I'd have drawn him twirling his moustache but he has no hands.
I'd have drawn him twirling his moustache but he has no hands.

There are countless more that I couldn’t take the piss out of by drawing them (My hand got tired):

The car at the petrol pump. The kids going trick or treating. The family around the breakfast table. The college commencement speech. The suburban man answering the door. The suburban couple sitting in front of the TV making a snide joke about some news story they’re watching. (Note that the general stand-ins for us the general public always portray us as roughly middle aged white citizens in a well appointed suburban house. [Don’t get me started on how shabbily political cartoons treat young people].)

Over and over again, we have seen these same images used by liberal and conservative cartoonists alike for dozens of different issues. It’s old, it’s repetitive and it does nothing. Bonus irony, many right wing cartoonists draw particularly snarky cartoons about union workers. These cartoonists are usually in the newspaper union at their place of work.

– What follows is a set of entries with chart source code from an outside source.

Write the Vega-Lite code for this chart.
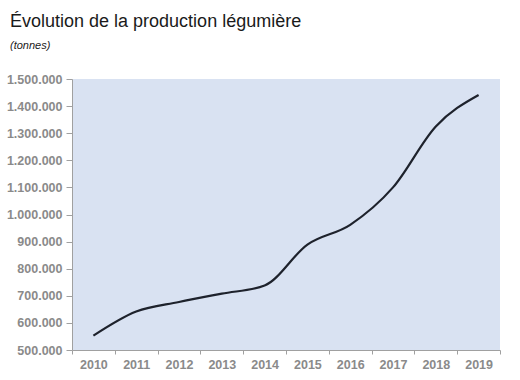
{
  "$schema": "https://vega.github.io/schema/vega-lite/v6.json",
  "width": 428,
  "height": 271,
  "autosize": {"type": "none"},
  "padding": {"left": 72, "top": 79, "right": 20, "bottom": 30},
  "background": "white",
  "title": {
    "text": "Évolution de la production légumière",
    "subtitle": "(tonnes)",
    "anchor": "start",
    "frame": "group",
    "dx": -62,
    "offset": 22,
    "font": "Liberation Sans",
    "fontSize": 18,
    "fontWeight": "normal",
    "color": "#1a1a1a",
    "subtitleFont": "Liberation Sans",
    "subtitleFontSize": 11,
    "subtitleFontStyle": "italic",
    "subtitleColor": "#1a1a1a",
    "subtitlePadding": 9
  },
  "config": {
    "locale": {"number": {"decimal": ",", "thousands": ".", "grouping": [3], "currency": ["", " €"]}},
    "view": {"fill": "#d9e2f2", "stroke": null},
    "axis": {
      "labelFont": "Liberation Sans",
      "labelFontSize": 12.5,
      "labelFontWeight": "bold",
      "labelColor": "#8a8a8a",
      "domainColor": "#a0a0a0",
      "tickColor": "#a0a0a0",
      "grid": false,
      "title": null
    }
  },
  "data": {
    "values": [
      {"year": "2010", "tonnes": 553000},
      {"year": "2011", "tonnes": 642000},
      {"year": "2012", "tonnes": 677000},
      {"year": "2013", "tonnes": 708000},
      {"year": "2014", "tonnes": 738000},
      {"year": "2015", "tonnes": 889000},
      {"year": "2016", "tonnes": 962000},
      {"year": "2017", "tonnes": 1100000},
      {"year": "2018", "tonnes": 1325000},
      {"year": "2019", "tonnes": 1441000}
    ]
  },
  "mark": {"type": "line", "interpolate": "monotone", "color": "#1e222c", "strokeWidth": 2.2},
  "encoding": {
    "x": {
      "field": "year",
      "type": "ordinal",
      "scale": {"type": "band", "paddingInner": 0, "paddingOuter": 0},
      "axis": {"labelAngle": 0, "tickBand": "extent", "tickSize": 4, "labelPadding": 4}
    },
    "y": {
      "field": "tonnes",
      "type": "quantitative",
      "scale": {"domain": [500000, 1500000], "nice": false},
      "axis": {"values": [500000, 600000, 700000, 800000, 900000, 1000000, 1100000, 1200000, 1300000, 1400000, 1500000], "format": ",d", "tickSize": 6, "labelPadding": 4}
    }
  }
}
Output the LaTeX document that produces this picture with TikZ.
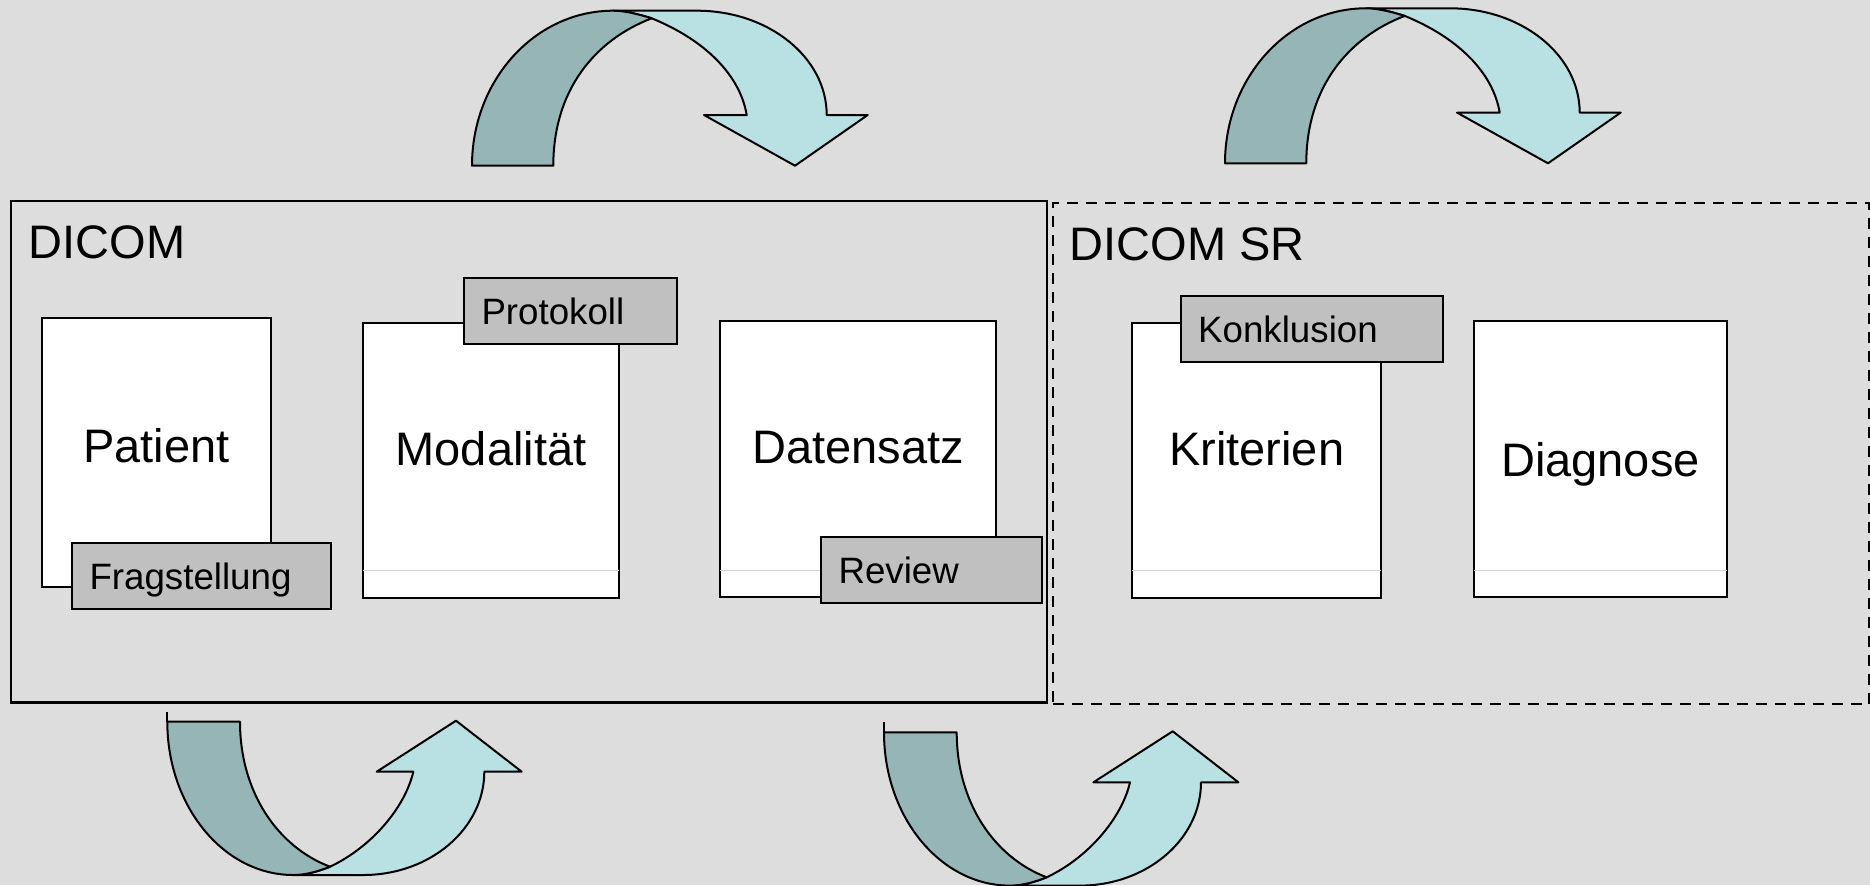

They are quintessential preaching-to-the-converted, and as the fairly recent debacle with the New York Post monkey comic shows, the medium encourages stupidly offensive and disrespectful imagery. How else to describe a medium that trades on caricature and punishes a politician not for their views but for having a big nose or large ears?

If indeed the newspaper business is dying, let political cartoons be the first organ that fails. Transplant it with a column written with some measure of dignity and with a desire to illuminate. (How’s that for a visual metaphor?)